Profile
Zahira Aragüete-Toribio is a social anthropologist with an interest in mass crimes investigations, memory practices and historical production in conflict-affected societies. From 2016 to 2022, she was a postdoctoral and senior researcher in the SNSF funded project “Right to Truth, Truth(s) through Rights. Mass Crimes Impunity and Transitional Justice” at the Law Faculty of the University of Geneva. Previously, she was a PhD candidate in the ERC project “Bosnian Bones, Spanish Ghosts. Transitional Justice and the Legal Shaping of Memory after Two Modern Conflicts” at the Anthropology Department of Goldsmiths, University of London.

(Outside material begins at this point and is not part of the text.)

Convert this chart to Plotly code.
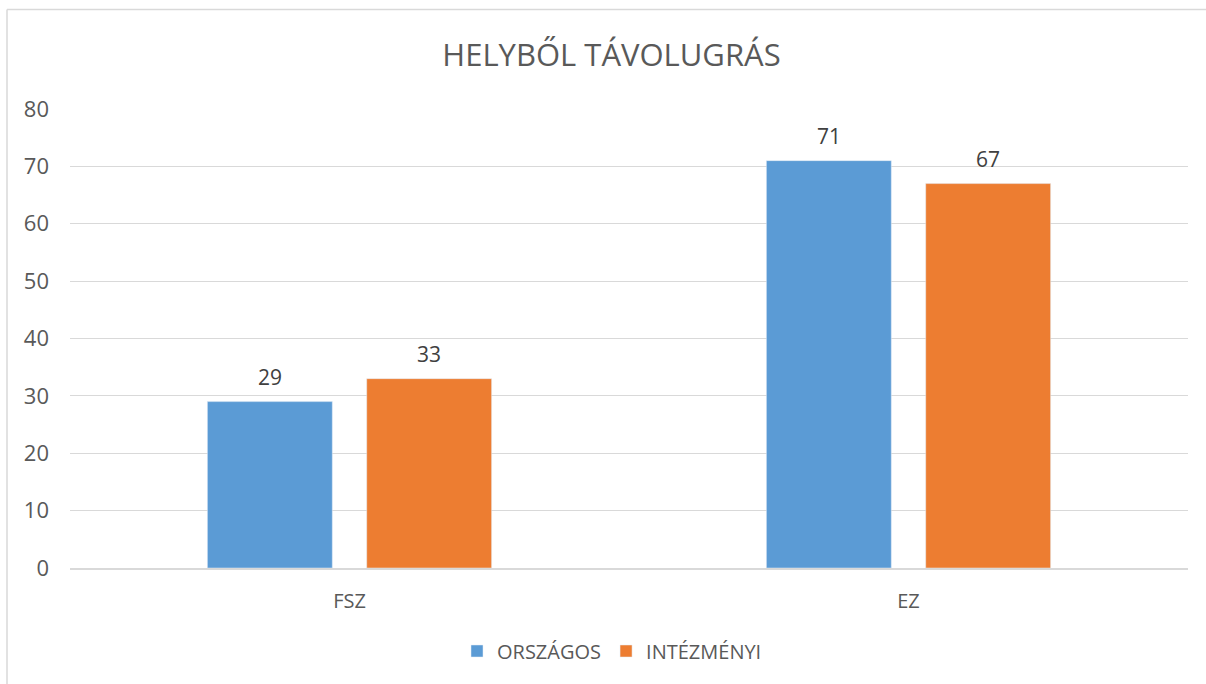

Her work has explored scientific, historical, and social endeavours in connection to the exhumation of human remains from the Spanish Civil War and the postwar period in the southwestern region of Extremadura (Spain). As part of her research, she has studied the legal, political, and scientific treatment of human remains in the production of truth, evidence and knowledge after conflict and the sociocultural legacies of mass crimes in contexts of impunity. She is currently developing new work on the production, use and circulation of archival materials connected to the investigation of mass atrocities in European contexts. She has published her work in different scholarly venues since 2013, and her book Producing History in Spanish Civil War Exhumations was published by Palgrave in 2017.